**GIVEN REQUEST:** Write the data out again exactly, with no pictures.

**DATA LISTING:**
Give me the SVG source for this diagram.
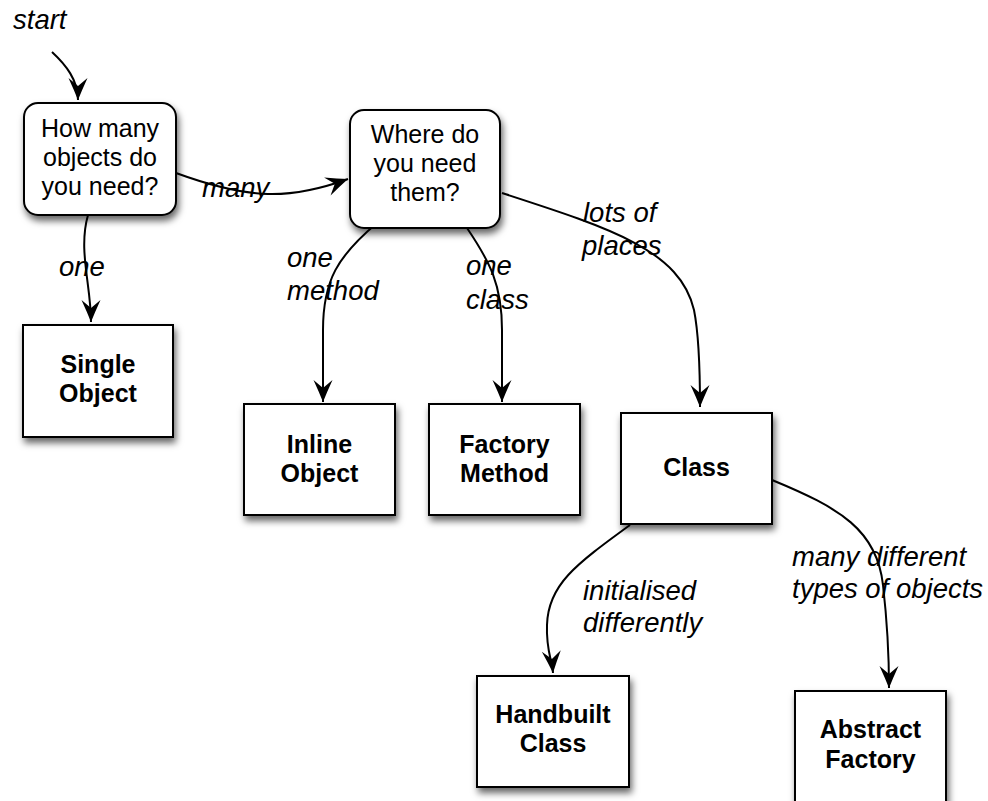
<svg xmlns="http://www.w3.org/2000/svg" width="988" height="801" viewBox="0 0 988 801">
  <style>
    .box { fill: #ffffff; stroke: #000000; stroke-width: 2; filter: url(#shadow); }
    .txt { font-family: "Liberation Sans", Helvetica, Arial, sans-serif; font-size: 25px; fill: #000; text-anchor: middle; }
    .bold { font-weight: bold; }
    .lbl { font-family: "Liberation Sans", Helvetica, Arial, sans-serif; font-size: 27.5px; font-style: italic; fill: #000; }
    .edge { fill: none; stroke: #000; stroke-width: 2; marker-end: url(#ah); }
  </style>
  <defs>
    <filter id="shadow" x="-20%" y="-20%" width="150%" height="150%">
      <feDropShadow dx="2" dy="5" stdDeviation="3.5" flood-color="#000" flood-opacity="0.6"/>
    </filter>
    <marker id="ah" markerUnits="userSpaceOnUse" markerWidth="30" markerHeight="26" viewBox="-26 -13 30 26" refX="0" refY="0" orient="auto">
      <path d="M0,0 Q-10,-4 -22,-9.5 L-14,0 L-22,9.5 Q-10,4 0,0 Z" fill="#000"/>
    </marker>
  </defs>
  <rect width="988" height="801" fill="#ffffff"/>

  <g id="connectors">
    <path class="edge" d="M52,52 C66,65 78,80 78,100"/>
    <path class="edge" d="M176,173 C250,200 290,200 348,179"/>
    <path class="edge" d="M88,215 C78,250 91,285 91,322"/>
    <path class="edge" d="M377,223 C338,256 323,280 323,330 L323,402"/>
    <path class="edge" d="M467,228 C490,262 502,285 502,330 L502,402"/>
    <path class="edge" d="M502,193 C610,228 680,250 694,310 C699,335 700,370 700,407"/>
    <path class="edge" d="M630,525 C575,565 548,585 547,625 C546,650 552,660 553,673"/>
    <path class="edge" d="M772,480 C840,508 877,530 883,585 C887,620 889,650 889,688"/>
  </g>

  <g id="labels">
    <text class="lbl" x="13" y="29">start</text>
    <text class="lbl" x="202" y="197">many</text>
    <text class="lbl" x="59" y="276">one</text>
    <text class="lbl" x="287" y="267">one</text>
    <text class="lbl" x="287" y="300">method</text>
    <text class="lbl" x="466" y="275">one</text>
    <text class="lbl" x="466" y="309">class</text>
    <text class="lbl" x="583" y="222">lots of</text>
    <text class="lbl" x="582" y="255">places</text>
    <text class="lbl" x="583" y="600">initialised</text>
    <text class="lbl" x="583" y="632">differently</text>
    <text class="lbl" x="792" y="566">many different</text>
    <text class="lbl" x="792" y="598">types of objects</text>
  </g>

  <g id="node-how-many">
    <rect class="box" x="24" y="103" width="152" height="112" rx="14" ry="14"/>
    <text class="txt" x="100" y="137">How many</text>
    <text class="txt" x="100" y="166">objects do</text>
    <text class="txt" x="100" y="195">you need?</text>
  </g>

  <g id="node-where">
    <rect class="box" x="350" y="110" width="150" height="118" rx="14" ry="14"/>
    <text class="txt" x="425" y="143">Where do</text>
    <text class="txt" x="425" y="172">you need</text>
    <text class="txt" x="425" y="201">them?</text>
  </g>

  <g id="node-single-object">
    <rect class="box" x="23" y="325" width="150" height="112"/>
    <text class="txt bold" x="98" y="373">Single</text>
    <text class="txt bold" x="98" y="402">Object</text>
  </g>

  <g id="node-inline-object">
    <rect class="box" x="244" y="404" width="151" height="111"/>
    <text class="txt bold" x="319.5" y="453">Inline</text>
    <text class="txt bold" x="319.5" y="482">Object</text>
  </g>

  <g id="node-factory-method">
    <rect class="box" x="429" y="404" width="151" height="111"/>
    <text class="txt bold" x="504.5" y="453">Factory</text>
    <text class="txt bold" x="504.5" y="482">Method</text>
  </g>

  <g id="node-class">
    <rect class="box" x="621" y="413" width="151" height="111"/>
    <text class="txt bold" x="696.5" y="476">Class</text>
  </g>

  <g id="node-handbuilt-class">
    <rect class="box" x="477" y="676" width="152" height="111"/>
    <text class="txt bold" x="553" y="723">Handbuilt</text>
    <text class="txt bold" x="553" y="752">Class</text>
  </g>

  <g id="node-abstract-factory">
    <rect class="box" x="795" y="691" width="151" height="112"/>
    <text class="txt bold" x="870.5" y="738">Abstract</text>
    <text class="txt bold" x="870.5" y="768">Factory</text>
  </g>
</svg>
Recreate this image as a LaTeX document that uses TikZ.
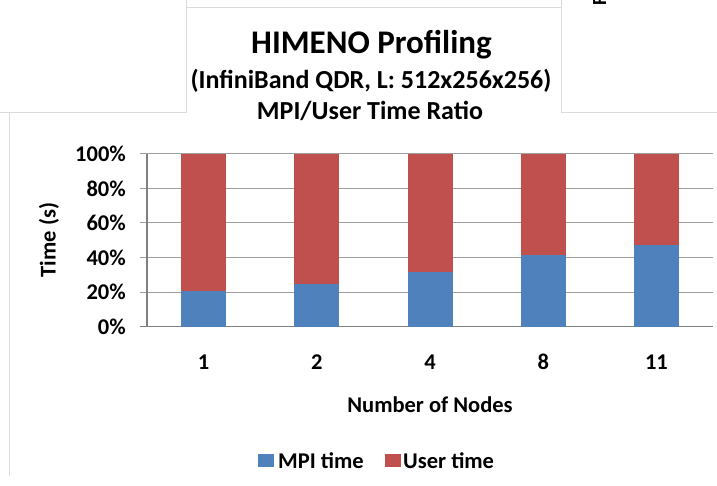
\documentclass[tikz,border=0pt]{standalone}
\usepackage{fontspec}
\setmainfont{Carlito}
\usepackage{tikz}
\usepackage{xcolor}
\definecolor{mpiblue}{HTML}{4F81BD}
\definecolor{userred}{HTML}{C0504D}

\begin{document}
\begin{tikzpicture}[
	x=1bp, y=-1bp,
	line cap=butt, line join=miter,
	frame/.style={black!14, line width=0.8bp},
	grid/.style={black!38, line width=1bp},
	axis/.style={black!50, line width=1.3bp},
	label/.style={inner sep=0pt, font=\fontsize{22.5bp}{27bp}\selectfont\bfseries},
	subtitle/.style={label, anchor=base, font=\fontsize{26bp}{31bp}\selectfont\bfseries}
]
	\useasboundingbox (0,0) rectangle (717,486);
	\def\xzero{147}
	\def\xend{713}
	\def\yzero{326.5}
	\def\ystep{34.5}
	\def\cat{113.2}

	% frame of the chart area and of the title box
	\draw[frame] (186,0) -- (186,112) -- (0,112);
	\draw[frame] (186,7) -- (561,7);
	\draw[frame] (561,0) -- (561,112) -- (717,112);
	\draw[frame] (9,112) -- (9,476);
	\node[rotate=90, anchor=north west, inner sep=0pt, font=\fontsize{20bp}{24bp}\selectfont\bfseries] (cut) at (593,5.5) {F};

	% title
	\node[label, anchor=base, font=\fontsize{33bp}{40bp}\selectfont\bfseries] (title) at (371.5,54) {HIMENO Profiling};
	\node[subtitle] (network) at (371,89) {(InfiniBand QDR, L: 512x256x256)};
	\node[subtitle] (ratio) at (370,120) {MPI/User Time Ratio};

	% grid and y ticks
	\foreach \i [evaluate={\y=\yzero-\i*\ystep; \p=int(\i*20);}] in {0,...,5} {
		\draw[grid] (139.5,\y) -- (\xend,\y);
		\node[label, anchor=base east] (ytick\i) at (126,\y+7.6) {\p\%};
	}
	\draw[axis] (\xzero,\yzero-5*\ystep) -- (\xzero,\yzero);
	\draw[axis] (139.5,\yzero) -- (\xend,\yzero);

	% stacked bars
	\foreach \n/\mpi [count=\i, evaluate={\xc=\xzero+\cat*(\i-0.5); \ym=\yzero-\mpi*5*\ystep/100;}] in {1/20.5, 2/24.8, 4/31.6, 8/41.7, 11/47.5} {
		\fill[mpiblue] (\xc-22.5,\yzero) rectangle (\xc+22.5,\ym);
		\fill[userred] (\xc-22.5,\ym) rectangle (\xc+22.5,\yzero-5*\ystep);
		\node[label, anchor=base] (xtick\i) at (\xc,369) {\n};
	}

	% axis titles
	\node[label, anchor=base] (xtitle) at (430,412) {Number of Nodes};
	\node[label, anchor=base, rotate=90] (ytitle) at (55.5,240) {Time (s)};

	% legend
	\fill[mpiblue] (258,454) rectangle (274,467);
	\node[label, anchor=base west] (legmpi) at (278,468) {MPI time};
	\fill[userred] (385,454) rectangle (401,467);
	\node[label, anchor=base west] (leguser) at (403,468) {User time};
\end{tikzpicture}
\end{document}
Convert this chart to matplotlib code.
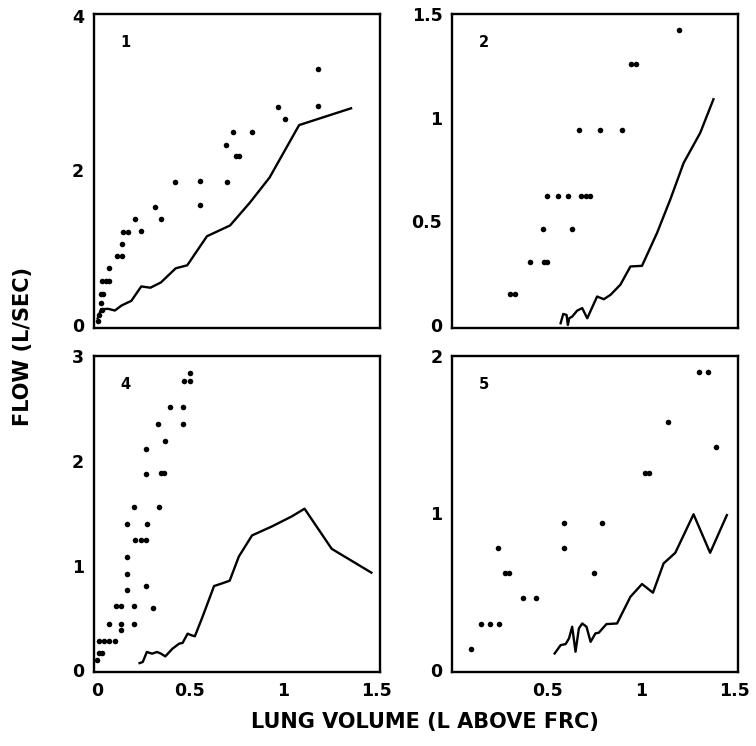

**COMPLETE ANSWER:**
Give me the SVG source for this diagram.
<svg xmlns="http://www.w3.org/2000/svg" width="988" height="801" viewBox="0 0 988 801">
  <style>
    .box { fill: #ffffff; stroke: #000000; stroke-width: 2; filter: url(#shadow); }
    .txt { font-family: "Liberation Sans", Helvetica, Arial, sans-serif; font-size: 25px; fill: #000; text-anchor: middle; }
    .bold { font-weight: bold; }
    .lbl { font-family: "Liberation Sans", Helvetica, Arial, sans-serif; font-size: 27.5px; font-style: italic; fill: #000; }
    .edge { fill: none; stroke: #000; stroke-width: 2; marker-end: url(#ah); }
  </style>
  <defs>
    <filter id="shadow" x="-20%" y="-20%" width="150%" height="150%">
      <feDropShadow dx="2" dy="5" stdDeviation="3.5" flood-color="#000" flood-opacity="0.6"/>
    </filter>
    <marker id="ah" markerUnits="userSpaceOnUse" markerWidth="30" markerHeight="26" viewBox="-26 -13 30 26" refX="0" refY="0" orient="auto">
      <path d="M0,0 Q-10,-4 -22,-9.5 L-14,0 L-22,9.5 Q-10,4 0,0 Z" fill="#000"/>
    </marker>
  </defs>
  <rect width="988" height="801" fill="#ffffff"/>

  <g id="connectors">
    <path class="edge" d="M52,52 C66,65 78,80 78,100"/>
    <path class="edge" d="M176,173 C250,200 290,200 348,179"/>
    <path class="edge" d="M88,215 C78,250 91,285 91,322"/>
    <path class="edge" d="M377,223 C338,256 323,280 323,330 L323,402"/>
    <path class="edge" d="M467,228 C490,262 502,285 502,330 L502,402"/>
    <path class="edge" d="M502,193 C610,228 680,250 694,310 C699,335 700,370 700,407"/>
    <path class="edge" d="M630,525 C575,565 548,585 547,625 C546,650 552,660 553,673"/>
    <path class="edge" d="M772,480 C840,508 877,530 883,585 C887,620 889,650 889,688"/>
  </g>

  <g id="labels">
    <text class="lbl" x="13" y="29">start</text>
    <text class="lbl" x="202" y="197">many</text>
    <text class="lbl" x="59" y="276">one</text>
    <text class="lbl" x="287" y="267">one</text>
    <text class="lbl" x="287" y="300">method</text>
    <text class="lbl" x="466" y="275">one</text>
    <text class="lbl" x="466" y="309">class</text>
    <text class="lbl" x="583" y="222">lots of</text>
    <text class="lbl" x="582" y="255">places</text>
    <text class="lbl" x="583" y="600">initialised</text>
    <text class="lbl" x="583" y="632">differently</text>
    <text class="lbl" x="792" y="566">many different</text>
    <text class="lbl" x="792" y="598">types of objects</text>
  </g>

  <g id="node-how-many">
    <rect class="box" x="24" y="103" width="152" height="112" rx="14" ry="14"/>
    <text class="txt" x="100" y="137">How many</text>
    <text class="txt" x="100" y="166">objects do</text>
    <text class="txt" x="100" y="195">you need?</text>
  </g>

  <g id="node-where">
    <rect class="box" x="350" y="110" width="150" height="118" rx="14" ry="14"/>
    <text class="txt" x="425" y="143">Where do</text>
    <text class="txt" x="425" y="172">you need</text>
    <text class="txt" x="425" y="201">them?</text>
  </g>

  <g id="node-single-object">
    <rect class="box" x="23" y="325" width="150" height="112"/>
    <text class="txt bold" x="98" y="373">Single</text>
    <text class="txt bold" x="98" y="402">Object</text>
  </g>

  <g id="node-inline-object">
    <rect class="box" x="244" y="404" width="151" height="111"/>
    <text class="txt bold" x="319.5" y="453">Inline</text>
    <text class="txt bold" x="319.5" y="482">Object</text>
  </g>

  <g id="node-factory-method">
    <rect class="box" x="429" y="404" width="151" height="111"/>
    <text class="txt bold" x="504.5" y="453">Factory</text>
    <text class="txt bold" x="504.5" y="482">Method</text>
  </g>

  <g id="node-class">
    <rect class="box" x="621" y="413" width="151" height="111"/>
    <text class="txt bold" x="696.5" y="476">Class</text>
  </g>

  <g id="node-handbuilt-class">
    <rect class="box" x="477" y="676" width="152" height="111"/>
    <text class="txt bold" x="553" y="723">Handbuilt</text>
    <text class="txt bold" x="553" y="752">Class</text>
  </g>

  <g id="node-abstract-factory">
    <rect class="box" x="795" y="691" width="151" height="112"/>
    <text class="txt bold" x="870.5" y="738">Abstract</text>
    <text class="txt bold" x="870.5" y="768">Factory</text>
  </g>
</svg>
Recreate this image as a LaTeX document that uses TikZ.
\documentclass[tikz,border=0pt]{standalone}
\usepackage{fontspec}
\setmainfont{Carlito}
\usepackage{tikz}
\usepackage{xcolor}
\definecolor{mpiblue}{HTML}{4F81BD}
\definecolor{userred}{HTML}{C0504D}

\begin{document}
\begin{tikzpicture}[
	x=1bp, y=-1bp,
	line cap=butt, line join=miter,
	frame/.style={black!14, line width=0.8bp},
	grid/.style={black!38, line width=1bp},
	axis/.style={black!50, line width=1.3bp},
	label/.style={inner sep=0pt, font=\fontsize{22.5bp}{27bp}\selectfont\bfseries},
	subtitle/.style={label, anchor=base, font=\fontsize{26bp}{31bp}\selectfont\bfseries}
]
	\useasboundingbox (0,0) rectangle (717,486);
	\def\xzero{147}
	\def\xend{713}
	\def\yzero{326.5}
	\def\ystep{34.5}
	\def\cat{113.2}

	% frame of the chart area and of the title box
	\draw[frame] (186,0) -- (186,112) -- (0,112);
	\draw[frame] (186,7) -- (561,7);
	\draw[frame] (561,0) -- (561,112) -- (717,112);
	\draw[frame] (9,112) -- (9,476);
	\node[rotate=90, anchor=north west, inner sep=0pt, font=\fontsize{20bp}{24bp}\selectfont\bfseries] (cut) at (593,5.5) {F};

	% title
	\node[label, anchor=base, font=\fontsize{33bp}{40bp}\selectfont\bfseries] (title) at (371.5,54) {HIMENO Profiling};
	\node[subtitle] (network) at (371,89) {(InfiniBand QDR, L: 512x256x256)};
	\node[subtitle] (ratio) at (370,120) {MPI/User Time Ratio};

	% grid and y ticks
	\foreach \i [evaluate={\y=\yzero-\i*\ystep; \p=int(\i*20);}] in {0,...,5} {
		\draw[grid] (139.5,\y) -- (\xend,\y);
		\node[label, anchor=base east] (ytick\i) at (126,\y+7.6) {\p\%};
	}
	\draw[axis] (\xzero,\yzero-5*\ystep) -- (\xzero,\yzero);
	\draw[axis] (139.5,\yzero) -- (\xend,\yzero);

	% stacked bars
	\foreach \n/\mpi [count=\i, evaluate={\xc=\xzero+\cat*(\i-0.5); \ym=\yzero-\mpi*5*\ystep/100;}] in {1/20.5, 2/24.8, 4/31.6, 8/41.7, 11/47.5} {
		\fill[mpiblue] (\xc-22.5,\yzero) rectangle (\xc+22.5,\ym);
		\fill[userred] (\xc-22.5,\ym) rectangle (\xc+22.5,\yzero-5*\ystep);
		\node[label, anchor=base] (xtick\i) at (\xc,369) {\n};
	}

	% axis titles
	\node[label, anchor=base] (xtitle) at (430,412) {Number of Nodes};
	\node[label, anchor=base, rotate=90] (ytitle) at (55.5,240) {Time (s)};

	% legend
	\fill[mpiblue] (258,454) rectangle (274,467);
	\node[label, anchor=base west] (legmpi) at (278,468) {MPI time};
	\fill[userred] (385,454) rectangle (401,467);
	\node[label, anchor=base west] (leguser) at (403,468) {User time};
\end{tikzpicture}
\end{document}
Convert this chart to matplotlib code.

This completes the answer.